We know the formula for $^n{C_r} = \dfrac{{n!}}{{r!\left( {n - r} \right)!}}$ . Using this let us expand the given terms.
$^n{C_{r - 1}} = \dfrac{{n!}}{{r - 1!\left( {n - r + 1} \right)!}} = 36...........(1)$
$^n{C_r} = \dfrac{{n!}}{{r!\left( {n - r} \right)!}} = 84...............(2)$
$^n{C_{r + 1}} = \dfrac{{n!}}{{r + 1!\left( {n - r - 1} \right)!}} = 126...........(3)$
Now let us solve these equations to find the value of $r$ .
Dividing equation $(2)$ by $(1)$ we get
$\dfrac{{n!}}{{r!\left( {n - r} \right)!}} \times \dfrac{{r - 1!\left( {n - r + 1} \right)!}}{{n!}} = \dfrac{{84}}{{36}}$
Let us simplify the above expression.
$\dfrac{{\left( {n - r + 1} \right)}}{r} = \dfrac{{84}}{{36}}$
On further simplification we get
$\dfrac{{\left( {n - r + 1} \right)}}{r} = \dfrac{{84}}{{36}}$
$\dfrac{{\left( {n - r + 1} \right)}}{r} = \dfrac{7}{3}$
On cross multiplying the above, we get
$3\left( {n - r + 1} \right) = 7r$
$\Rightarrow 3n - 3r + 3 = 7r$
$\Rightarrow 10r = 3n + 3..........(4)$
Now let us divide the equation $(3)$ by $(2)$ we get
$\dfrac{{n!}}{{r + 1!\left( {n - r - 1} \right)!}} \times \dfrac{{r!\left( {n - r} \right)!}}{{n!}} = \dfrac{{126}}{{84}}$
On simplifying the above expression, we get
$\dfrac{{n!}}{{\left( {r + 1} \right)r!\left( {n - r - 1} \right)!}} \times \dfrac{{r!\left( {n - r} \right)\left( {n - r - 1} \right)!}}{{n!}} = \dfrac{{126}}{{84}}$
On further simplification we get
$\dfrac{{n - r}}{{r + 1}} = \dfrac{3}{2}$
On cross multiplying the above, we get
$2\left( {n - r} \right) = 3\left( {r + 1} \right)$
$\Rightarrow 2n - 2r = 3r + 3$
$\Rightarrow 5r = 2n - 3.........(5)$
Now let us divide the equation $(4)$ by $(5)$ we get
$\dfrac{{10r}}{{5r}} = \dfrac{{3n + 3}}{{2n - 3}}$
On simplifying the above expression, we get
$2 = \dfrac{{3n + 3}}{{2n - 3}}$
$\Rightarrow 2\left( {2n - 3} \right) = 3n + 3$
$\Rightarrow 4n - 6 = 3n + 3$
$\Rightarrow n = 9$
Now let us substitute the value $n = 9$ the equation $(4)$ we get
$(4) \Rightarrow 10r = 3(9) + 3$
On simplifying the above expression, we get
$\Rightarrow 10r = 30$
$\Rightarrow r = 3$
Thus, we got the value $r = 3$ . Now let us see the options, option (a) $1$ is an incorrect option as we got $r = 3$ in our calculation.

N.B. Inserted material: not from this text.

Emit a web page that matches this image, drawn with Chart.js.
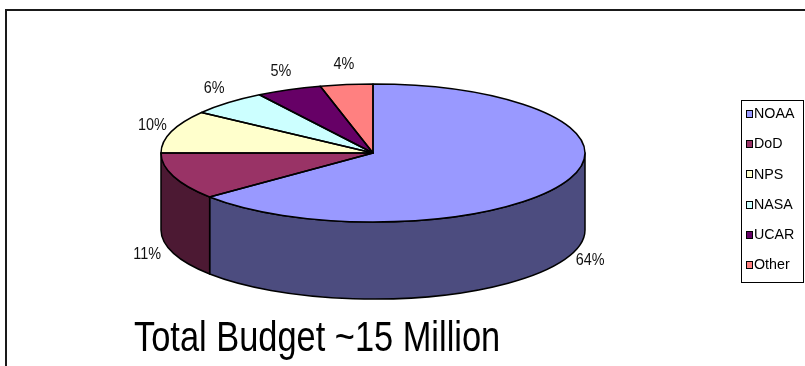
<!DOCTYPE html>
<html>
<head>
<meta charset="utf-8">
<script src="https://cdn.jsdelivr.net/npm/chart.js@4/dist/chart.umd.min.js"></script>
<style>
html,body{margin:0;padding:0;background:#fff;}
canvas{display:block;}
</style>
</head>
<body>
<canvas id="c" width="805" height="366"></canvas>
<script>
// ---- data ----
const categories = ['NOAA', 'DoD', 'NPS', 'NASA', 'UCAR', 'Other'];
const shares = [64, 11, 10, 6, 5, 4];
const shareLabels = ['64%', '11%', '10%', '6%', '5%', '4%'];
const titleText = 'Total Budget ~15 Million';

// ---- styles ----
const topColors = ['#9999FF', '#993366', '#FFFFCC', '#CCFFFF', '#660066', '#FF8080'];
const sideColors = ['#4C4C7F', '#4C1933', '#7F7F66', '#667F7F', '#330033', '#7F4040'];
const FONT = '"Liberation Sans", Arial, Helvetica, sans-serif';

// ellipse geometry (layout)
const G = { cx: 373, cy: 153, rx: 212, ry: 69, depth: 77, lblOff: 20 };

function ept(a, dy) {
  return [G.cx + G.rx * Math.cos(a), G.cy + (dy || 0) + G.ry * Math.sin(a)];
}

const pie3d = {
  id: 'pie3d',
  beforeDraw(chart) {
    const ctx = chart.ctx;
    ctx.save();
    ctx.fillStyle = '#fff';
    ctx.fillRect(0, 0, chart.width, chart.height);
    ctx.strokeStyle = '#1a1a1a';
    ctx.lineWidth = 2;
    ctx.beginPath();
    ctx.moveTo(6, 366);
    ctx.lineTo(6, 10);
    ctx.lineTo(805, 10);
    ctx.stroke();
    ctx.restore();
  },
  beforeDatasetsDraw(chart) {
    const ctx = chart.ctx;
    const arcs = chart.getDatasetMeta(0).data;
    // side walls (front half only: angles 0..PI)
    ctx.save();
    ctx.lineWidth = 1.5;
    ctx.strokeStyle = '#000';
    ctx.lineJoin = 'round';
    arcs.forEach((arc, i) => {
      const a0 = Math.max(arc.startAngle, 0);
      const a1 = Math.min(arc.endAngle, Math.PI);
      if (a1 <= a0) return;
      ctx.beginPath();
      ctx.ellipse(G.cx, G.cy, G.rx, G.ry, 0, a0, a1, false);
      const p = ept(a1, G.depth);
      ctx.lineTo(p[0], p[1]);
      ctx.ellipse(G.cx, G.cy + G.depth, G.rx, G.ry, 0, a1, a0, true);
      ctx.closePath();
      ctx.fillStyle = sideColors[i];
      ctx.fill();
      ctx.stroke();
    });
    ctx.restore();
    // project the library's circular pie onto the top ellipse
    const a = arcs[0];
    const R = a.outerRadius;
    ctx.save();
    ctx.translate(G.cx, G.cy);
    ctx.scale(G.rx / R, G.ry / R);
    ctx.translate(-a.x, -a.y);
  },
  afterDatasetsDraw(chart) {
    const ctx = chart.ctx;
    ctx.restore();
    const arcs = chart.getDatasetMeta(0).data;
    // outlines of top slices
    ctx.save();
    ctx.lineWidth = 1.5;
    ctx.strokeStyle = '#000';
    ctx.lineJoin = 'round';
    arcs.forEach((arc) => {
      ctx.beginPath();
      ctx.moveTo(G.cx, G.cy);
      ctx.ellipse(G.cx, G.cy, G.rx, G.ry, 0, arc.startAngle, arc.endAngle, false);
      ctx.closePath();
      ctx.stroke();
    });
    ctx.restore();
    // percentage labels
    ctx.save();
    ctx.fillStyle = '#111';
    ctx.font = '16px ' + FONT;
    ctx.textAlign = 'center';
    ctx.textBaseline = 'middle';
    arcs.forEach((arc, i) => {
      const m = (arc.startAngle + arc.endAngle) / 2;
      const c = Math.cos(m), s = Math.sin(m);
      let x, y;
      if (s > 0) {
        x = G.cx + (G.rx + G.lblOff + 8) * c;
        y = G.cy + (G.ry + 3) * s + G.depth;
      } else {
        x = G.cx + (G.rx + G.lblOff) * c;
        y = G.cy + (G.ry + G.lblOff) * s;
      }
      ctx.save();
      ctx.translate(x, y);
      ctx.scale(0.9, 1);
      ctx.fillText(shareLabels[i], 0, 0);
      ctx.restore();
    });
    ctx.restore();
    // legend
    ctx.save();
    ctx.strokeStyle = '#000';
    ctx.lineWidth = 1;
    ctx.strokeRect(741.5, 100.5, 62, 182);
    ctx.font = '15px ' + FONT;
    ctx.textBaseline = 'middle';
    ctx.textAlign = 'left';
    categories.forEach((name, i) => {
      const y = 114 + i * 30.2;
      ctx.fillStyle = topColors[i];
      ctx.fillRect(746.5, Math.round(y) - 3.5, 6, 7);
      ctx.strokeRect(746.5, Math.round(y) - 3.5, 6, 7);
      ctx.fillStyle = '#000';
      ctx.save();
      ctx.translate(754, y);
      ctx.scale(0.95, 1);
      ctx.fillText(name, 0, 0);
      ctx.restore();
    });
    ctx.restore();
    // title
    ctx.save();
    ctx.fillStyle = '#000';
    ctx.font = '43px ' + FONT;
    ctx.textBaseline = 'alphabetic';
    ctx.textAlign = 'left';
    ctx.translate(134, 351);
    ctx.scale(0.8, 1);
    ctx.fillText(titleText, 0, 0);
    ctx.restore();
  }
};

new Chart(document.getElementById('c'), {
  type: 'pie',
  data: {
    labels: categories,
    datasets: [{
      data: shares,
      backgroundColor: topColors,
      borderWidth: 0,
      clip: false
    }]
  },
  options: {
    responsive: false,
    animation: false,
    events: [],
    layout: { padding: { left: 220, right: 220, top: 20, bottom: 20 } },
    plugins: {
      legend: { display: false },
      tooltip: { enabled: false },
      title: { display: false }
    }
  },
  plugins: [pie3d]
});
</script>
</body>
</html>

Option (b) $2$ is an incorrect option as we got $r = 3$ in our calculation.
Option (c) $3$ is the correct option as we got the same answer in the calculation above.
Option (d) None of these is an incorrect answer as we got option (c) as a correct option.
Hence, option (c) $3$ is the correct answer.

Note: A factorial of any number $n$ is written as $n! = n(n - 1)(n - 2)(n - 3)...3.2.1$ . Thus, the factorial expansion can also be written as $n! = n(n - 1)!$ since $(n - 1)! = (n - 1)(n - 2)(n - 3)...3.2.1$ . We have used this form of expansion in our calculation above.